◆ **REQUEST**
Word for word, transcribe the lines below and drop the pictures.

=-=-=

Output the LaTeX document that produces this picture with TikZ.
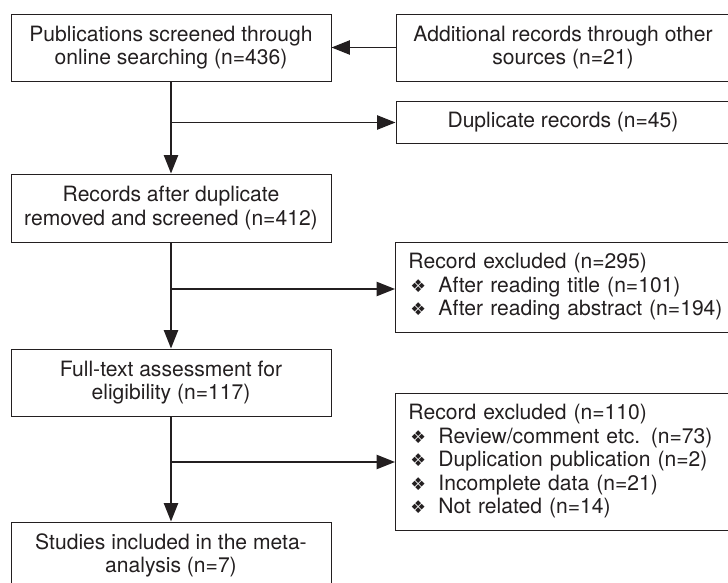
\documentclass[tikz,border=0pt]{standalone}
\usepackage{fontspec}
\setmainfont{TeX Gyre Heros}
\newfontfamily\symfont{DejaVu Sans}
\usetikzlibrary{arrows.meta, positioning}
\definecolor{inkgray}{HTML}{231F20}

\newcommand{\itm}{\makebox[0.75cm][l]{\hspace{0.05cm}{\symfont\fontsize{12.5}{12.5}\selectfont ❖}}}

\tikzset{
  box/.style={draw=inkgray, line width=0.7pt, minimum width=8cm, minimum height=1.675cm, align=center, inner sep=0pt},
  sidebox/.style={draw=inkgray, line width=0.7pt, anchor=west, text width=8.4cm, align=left, inner xsep=0.325cm, inner ysep=0pt},
  flow/.style={-{Triangle[length=13pt,width=10pt]}, line width=1.4pt, draw=inkgray},
}

\begin{document}
\begin{tikzpicture}[font=\fontsize{15}{16.7}\selectfont, text=inkgray]
  \useasboundingbox (0,0) rectangle (18.2,-14.575);

  % main column
  \node[box] (pub) at (4.275,-1.1875) {Publications screened through\\online searching (n=436)};
  \node[box, minimum height=1.7cm] (rec) at (4.275,-5.2) {Records after duplicate\\removed and screened (n=412)};
  \node[box] (full) at (4.275,-9.5625) {Full-text assessment for\\eligibility (n=117)};
  \node[box] (stud) at (4.275,-13.8875) {Studies included in the meta-\\analysis (n=7)};

  % side boxes
  \node[box, minimum width=8.35cm] (add) at (14.075,-1.1875) {Additional records through other\\sources (n=21)};
  \node[box, minimum width=8.35cm, minimum height=1.04cm] (dup) at (14.075,-3.0625) {Duplicate records (n=45)};
  \node[sidebox, minimum height=2.25cm] (exc1) at (9.875,-7.175) {Record excluded (n=295)\\
    \itm After reading title (n=101)\\
    \itm After reading abstract (n=194)};
  \node[sidebox, minimum height=3.425cm] (exc2) at (9.875,-11.5375) {Record excluded (n=110)\\
    \itm Review/comment etc. (n=73)\\
    \itm Duplication publication (n=2)\\
    \itm Incomplete data (n=21)\\
    \itm Not related (n=14)};

  % branch points
  \coordinate (b1) at (pub.south |- dup.west);
  \coordinate (b2) at (rec.south |- 0,-7.225);
  \coordinate (b3) at (full.south |- 0,-11.55);

  % connectors
  \draw[flow] (add) -- (pub);
  \draw[flow] (pub) -- (rec);
  \draw[flow] (b1) -- (dup.west);
  \draw[flow] (rec) -- (full);
  \draw[flow] (b2) -- (b2 -| exc1.west);
  \draw[flow] (full) -- (stud);
  \draw[flow] (b3) -- (b3 -| exc2.west);
\end{tikzpicture}
\end{document}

=-=-=

◆ **SOLUTION FOR THIS PROBLEM**
Output the LaTeX document that produces this picture with TikZ.
\documentclass[tikz,border=0pt]{standalone}
\usepackage{fontspec}
\setmainfont{TeX Gyre Heros}
\newfontfamily\symfont{DejaVu Sans}
\usetikzlibrary{arrows.meta, positioning}
\definecolor{inkgray}{HTML}{231F20}

\newcommand{\itm}{\makebox[0.75cm][l]{\hspace{0.05cm}{\symfont\fontsize{12.5}{12.5}\selectfont ❖}}}

\tikzset{
  box/.style={draw=inkgray, line width=0.7pt, minimum width=8cm, minimum height=1.675cm, align=center, inner sep=0pt},
  sidebox/.style={draw=inkgray, line width=0.7pt, anchor=west, text width=8.4cm, align=left, inner xsep=0.325cm, inner ysep=0pt},
  flow/.style={-{Triangle[length=13pt,width=10pt]}, line width=1.4pt, draw=inkgray},
}

\begin{document}
\begin{tikzpicture}[font=\fontsize{15}{16.7}\selectfont, text=inkgray]
  \useasboundingbox (0,0) rectangle (18.2,-14.575);

  % main column
  \node[box] (pub) at (4.275,-1.1875) {Publications screened through\\online searching (n=436)};
  \node[box, minimum height=1.7cm] (rec) at (4.275,-5.2) {Records after duplicate\\removed and screened (n=412)};
  \node[box] (full) at (4.275,-9.5625) {Full-text assessment for\\eligibility (n=117)};
  \node[box] (stud) at (4.275,-13.8875) {Studies included in the meta-\\analysis (n=7)};

  % side boxes
  \node[box, minimum width=8.35cm] (add) at (14.075,-1.1875) {Additional records through other\\sources (n=21)};
  \node[box, minimum width=8.35cm, minimum height=1.04cm] (dup) at (14.075,-3.0625) {Duplicate records (n=45)};
  \node[sidebox, minimum height=2.25cm] (exc1) at (9.875,-7.175) {Record excluded (n=295)\\
    \itm After reading title (n=101)\\
    \itm After reading abstract (n=194)};
  \node[sidebox, minimum height=3.425cm] (exc2) at (9.875,-11.5375) {Record excluded (n=110)\\
    \itm Review/comment etc. (n=73)\\
    \itm Duplication publication (n=2)\\
    \itm Incomplete data (n=21)\\
    \itm Not related (n=14)};

  % branch points
  \coordinate (b1) at (pub.south |- dup.west);
  \coordinate (b2) at (rec.south |- 0,-7.225);
  \coordinate (b3) at (full.south |- 0,-11.55);

  % connectors
  \draw[flow] (add) -- (pub);
  \draw[flow] (pub) -- (rec);
  \draw[flow] (b1) -- (dup.west);
  \draw[flow] (rec) -- (full);
  \draw[flow] (b2) -- (b2 -| exc1.west);
  \draw[flow] (full) -- (stud);
  \draw[flow] (b3) -- (b3 -| exc2.west);
\end{tikzpicture}
\end{document}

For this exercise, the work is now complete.